I’m not so sure as to the point of any of it, aside from winning each match, but if the visage of my character running about with its arms above its head tickles my funny-bone (and my wit for improvisation), I suspect I just might have unearthed the joy of playing the idiot. Be it running aimlessly around one of the game’s minimally-designed arenas, caught amongst a four-strong human chain (that is if these gelatinous models are meant to be impersonating humanoid figures) trying desperately not to fall off the edge or simply watching your player-character get smacked in the face by a running train – which represents one of the game’s in-stage hazards – even I can not help but rustle up a smirk at just how pointless yet entertaining this paradigm of a beautiful mess this game can often be. So with the infrastructure finally going online, it’s safe to say that humour is not lost. The premise being that, as stated, the most simplest of actions are so convolutedly hard to control, let alone master, the result is a merry mound of drunken bust-up’s and matches that wind up being some of the most ridiculous, most chaotic but ultimately laughable moments you can have.
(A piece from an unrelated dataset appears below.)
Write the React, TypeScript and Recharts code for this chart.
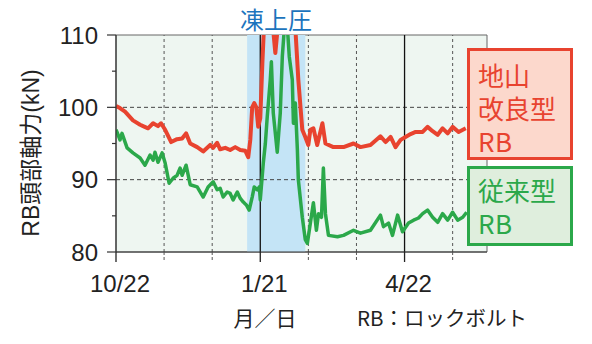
import React from 'react';
import { LineChart, Line, XAxis, YAxis, ReferenceArea, ReferenceLine } from 'recharts';

const FONT = '"Liberation Sans", Arial, "Noto Sans CJK JP", sans-serif';
const JP_FONT = '"Noto Sans CJK JP", "Liberation Sans", sans-serif';
// same CJK font with a tighter line box, so the stacked legend lines do not overlap
const BOX_FONT = '"JPTight", "Noto Sans CJK JP", sans-serif';
const fontFace = `@font-face {
  font-family: "JPTight";
  src: local("Noto Sans CJK JP Regular"), local("NotoSansCJKjp-Regular"), local("Noto Sans CJK JP");
  ascent-override: 90%;
  descent-override: 15%;
  line-gap-override: 0%;
}`;

// days since 10/22
const X_MAX = 234;
const xTicks = [0, 30.33, 60.67, 91, 121.33, 151.67, 182, 212.33];
const xTickLabels = ['10/22', '', '', '1/21', '', '', '4/22', ''];
const yTicks = [80, 85, 90, 95, 100, 105, 110];
const frostStart = 82.7;
const frostEnd = 119.4;

// 地山改良型RB
const improvedDays = [
  0, 2.5, 5.7, 10.7, 15.2, 17.1, 20.2, 23.4, 26.5, 28.4, 31.0, 34.8, 38.5, 41.7, 44.2, 46.8,
  51.2, 55.0, 59.4, 61.3, 63.8, 65.7, 68.9, 72.0, 75.2, 78.4, 81.5, 83.4, 84.7, 85.9, 87.2,
  88.5, 89.7, 91.0, 92.3, 93.5, 96.1, 98.6, 100.5, 102.4, 106.8, 111.2, 113.1, 115.0, 117.5,
  119.4, 121.3, 122.6, 124.5, 126.9, 130.2, 132.1, 137.1, 143.5, 149.8, 154.2, 160.5, 166.8,
  170.0, 173.2, 176.3, 179.5, 182.6, 185.8, 189.0, 193.4, 196.5, 199.7, 202.9, 206.0, 209.2,
  212.3, 216.1, 220.6,
];
const improvedValues = [
  100.2, 99.9, 99.4, 98.2, 97.6, 97.4, 97.1, 97.8, 97.4, 97.8, 96.9, 95.2, 95.6, 95.7, 96.4, 95.0,
  94.5, 93.9, 94.8, 94.4, 95.1, 94.2, 94.4, 94.1, 94.5, 94.1, 94.0, 93.1, 95.5, 100.0, 100.6,
  100.0, 97.3, 98.5, 106, 112, 115, 112, 107.5, 112, 115, 114, 111, 103.8, 96.9,
  95.9, 94.8, 96.9, 97.1, 94.8, 97.8, 95.0, 94.5, 94.5, 95.0, 94.5, 94.8, 96.0,
  95.2, 95.9, 94.5, 95.5, 95.9, 96.3, 96.6, 96.6, 97.3, 96.7, 96.2, 97.1, 96.4,
  97.3, 96.6, 97.1,
];

// 従来型RB
const conventionalDays = [
  0, 0.6, 2.5, 3.8, 7.0, 10.7, 15.2, 18.3, 21.5, 23.4, 24.6, 26.5, 29.1, 31.0, 33.5, 36.0,
  38.5, 40.4, 41.7, 44.2, 46.8, 51.2, 55.0, 58.1, 61.3, 63.8, 65.7, 67.6, 70.1, 72.0, 73.9,
  76.5, 78.4, 80.3, 82.2, 84.0, 85.9, 87.2, 89.1, 90.4, 91.0, 92.9, 94.2, 95.4, 97.3, 98.0,
  99.2, 101.7, 103.6, 104.9, 106.2, 108.1, 109.3, 111.2, 111.9, 113.1, 114.4, 115.0, 117.5,
  119.4, 120.7, 122.6, 124.5, 126.4, 127.7, 129.6, 130.8, 132.1, 134.0, 139.7, 143.5, 149.8,
  154.2, 160.5, 166.8, 168.7, 171.9, 174.4, 177.6, 180.7, 184.5, 187.7, 190.8, 193.4, 196.5,
  199.7, 202.9, 206.0, 209.2, 212.3, 215.5, 218.7, 221.2,
];
const conventionalValues = [
  96.9, 96.6, 95.5, 96.4, 94.4, 93.7, 93.0, 92.0, 93.4, 92.7, 93.8, 92.4, 93.7, 92.3, 89.5, 90.2,
  90.6, 91.6, 90.6, 92.0, 89.3, 89.0, 87.6, 89.0, 89.7, 88.6, 88.8, 87.6, 88.3, 88.1, 87.2,
  88.3, 87.4, 86.9, 86.5, 85.8, 87.6, 89.0, 88.6, 89.0, 87.2, 92.3, 95.0, 98.7, 103.8, 106.3,
  99.2, 93.8, 99.2, 107, 111, 111, 107, 103.8, 97.8, 100.6, 94.1, 90.0, 84.8,
  81.7, 81.2, 84.0, 86.8, 83.0, 85.3, 84.8, 91.6, 85.3, 82.3, 82.1, 82.3, 83.0,
  82.6, 83.0, 85.1, 83.5, 84.0, 82.3, 85.1, 82.8, 84.0, 84.4, 84.7, 85.3, 85.8,
  84.8, 84.1, 85.3, 84.4, 85.5, 84.4, 84.8, 85.5,
];

const improvedData = improvedDays.map((d, i) => ({ d, v: improvedValues[i] }));
const conventionalData = conventionalDays.map((d, i) => ({ d, v: conventionalValues[i] }));

const RED = '#e8432f';
const GREEN = '#2ba84a';

function YTick({ x, y, payload }: any) {
  const major = payload.value % 10 === 0;
  const edge = x + 18;
  return (
    <g>
      <line x1={edge - (major ? 9 : 4)} x2={edge} y1={y} y2={y} stroke="#333" strokeWidth={1.2} />
      {major && (
        <text x={x} y={y} dy={8.5} textAnchor="end" fontSize={24} fill="#222" fontFamily={FONT}>
          {payload.value}
        </text>
      )}
    </g>
  );
}

function XTick({ x, y, payload }: any) {
  const idx = xTicks.indexOf(payload.value);
  const label = xTickLabels[idx];
  const axisY = y - 18;
  return (
    <g>
      <line
        x1={x}
        x2={x}
        y1={axisY}
        y2={axisY + 10}
        stroke={label ? '#222' : '#555'}
        strokeWidth={label ? 1.3 : 1}
        strokeDasharray={label ? undefined : '3 2'}
      />
      {label && (
        <text x={x + 4} y={y} dy={22} textAnchor="middle" fontSize={24} fill="#222" fontFamily={FONT}>
          {label}
        </text>
      )}
    </g>
  );
}

const boxLine = { display: 'block', height: 33, lineHeight: '33px' } as const;

export default function App() {
  return (
    <div style={{ position: 'absolute', left: 0, top: 0, width: 592, height: 344, background: '#fff' }}>
      <style>{fontFace}</style>
      <LineChart width={592} height={344} margin={{ top: 35, right: 105, bottom: 52, left: 56 }}>
        <XAxis
          type="number"
          dataKey="d"
          domain={[0, X_MAX]}
          ticks={xTicks}
          interval={0}
          allowDataOverflow
          tick={<XTick />}
          tickLine={false}
          tickSize={10}
          tickMargin={8}
          height={40}
          axisLine={{ stroke: '#333', strokeWidth: 1.2 }}
        />
        <YAxis
          type="number"
          domain={[80, 110]}
          ticks={yTicks}
          interval={0}
          allowDataOverflow
          tick={<YTick />}
          tickLine={false}
          tickSize={9}
          tickMargin={9}
          width={60}
          axisLine={{ stroke: '#333', strokeWidth: 1.2 }}
        />
        <ReferenceArea x1={0} x2={X_MAX} y1={80} y2={110} fill="#eef6f1" fillOpacity={1} stroke="#666" strokeWidth={1} />
        <ReferenceArea x1={frostStart} x2={frostEnd} y1={80} y2={110} fill="#c4e4f6" fillOpacity={1} />
        {[90, 100].map((v) => (
          <ReferenceLine key={`h${v}`} y={v} stroke="#444" strokeDasharray="4 3" strokeWidth={1} />
        ))}
        {xTicks.map((t, i) =>
          xTickLabels[i] ? (
            i > 0 && <ReferenceLine key={`v${t}`} x={t} stroke="#111" strokeWidth={1.3} />
          ) : (
            <ReferenceLine key={`v${t}`} x={t} stroke="#555" strokeDasharray="3 3" strokeWidth={1} />
          )
        )}
        <Line
          data={conventionalData}
          dataKey="v"
          type="linear"
          stroke={GREEN}
          strokeWidth={3.5}
          strokeLinejoin="round"
          dot={false}
          isAnimationActive={false}
        />
        <Line
          data={improvedData}
          dataKey="v"
          type="linear"
          stroke={RED}
          strokeWidth={4}
          strokeLinejoin="round"
          dot={false}
          isAnimationActive={false}
        />
      </LineChart>

      <div
        style={{
          position: 'absolute', left: 29, top: 153, transform: 'translate(-50%, -50%) rotate(-90deg)',
          whiteSpace: 'nowrap', fontSize: 23, fontFamily: FONT, color: '#222',
        }}
      >
        RB頭部軸力(kN)
      </div>
      <div
        style={{
          position: 'absolute', left: 276, top: 19, transform: 'translate(-50%, -50%)',
          whiteSpace: 'nowrap', fontSize: 24, fontFamily: JP_FONT, color: '#1c74bd', lineHeight: 1,
        }}
      >
        凍上圧
      </div>

      <div
        style={{
          position: 'absolute', left: 467, top: 48, width: 106, height: 112, boxSizing: 'border-box',
          border: `3px solid ${RED}`, background: '#fcd8cc', color: RED, fontFamily: BOX_FONT,
          fontSize: 26, padding: '9px 0 0 8px', whiteSpace: 'nowrap',
        }}
      >
        <span style={boxLine}>地山</span>
        <span style={boxLine}>改良型</span>
        <span style={boxLine}>RB</span>
      </div>
      <div
        style={{
          position: 'absolute', left: 467, top: 166, width: 106, height: 80, boxSizing: 'border-box',
          border: `3px solid ${GREEN}`, background: '#dfeedd', color: GREEN, fontFamily: BOX_FONT,
          fontSize: 26, padding: '6px 0 0 8px', whiteSpace: 'nowrap',
        }}
      >
        <span style={boxLine}>従来型</span>
        <span style={boxLine}>RB</span>
      </div>

      <div
        style={{
          position: 'absolute', left: 265, top: 317, transform: 'translate(-50%, -50%)',
          whiteSpace: 'nowrap', fontSize: 21, fontFamily: JP_FONT, color: '#222', lineHeight: 1,
        }}
      >
        月／日
      </div>
      <div
        style={{
          position: 'absolute', left: 357, top: 317, transform: 'translateY(-50%)',
          whiteSpace: 'nowrap', fontSize: 20.5, fontFamily: JP_FONT, color: '#222', lineHeight: 1,
        }}
      >
        RB：ロックボルト
      </div>
    </div>
  );
}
With Boneloaf’s Double Fine-published, multiplayer-based beat ‘em up having been in Early Access sinc9e August 2014, the online component has now entered Beta stage and while you may consider giving the reigns over to someone like myself – who often has gnawing disdain for anything that involves online…and people…and communicating, in some manner, with said people – to be an odd fit, Gang Beasts interests me because of how anti-multiplayer its delivery turns out be. Gang Beasts might not be some sarcastic, blue comedy discomfort on something you’d never want to discuss, even anonymously, but its over-the-top and quite ridiculous complexion of the most simple and mundane of tasks definitely raises a smile. While I usually don’t take to more American ways in amping up the volume to some crude shock-value, I won’t deny my fondness for atypically dry humour isn’t balanced out by the occasional silliness, and to use a popular Internet term, “derpy” showing on-screen. I tend to class myself as possessing a rather varied and eclectic (if you can even use such a word) spectrum when it comes to my taste in humour and comedy.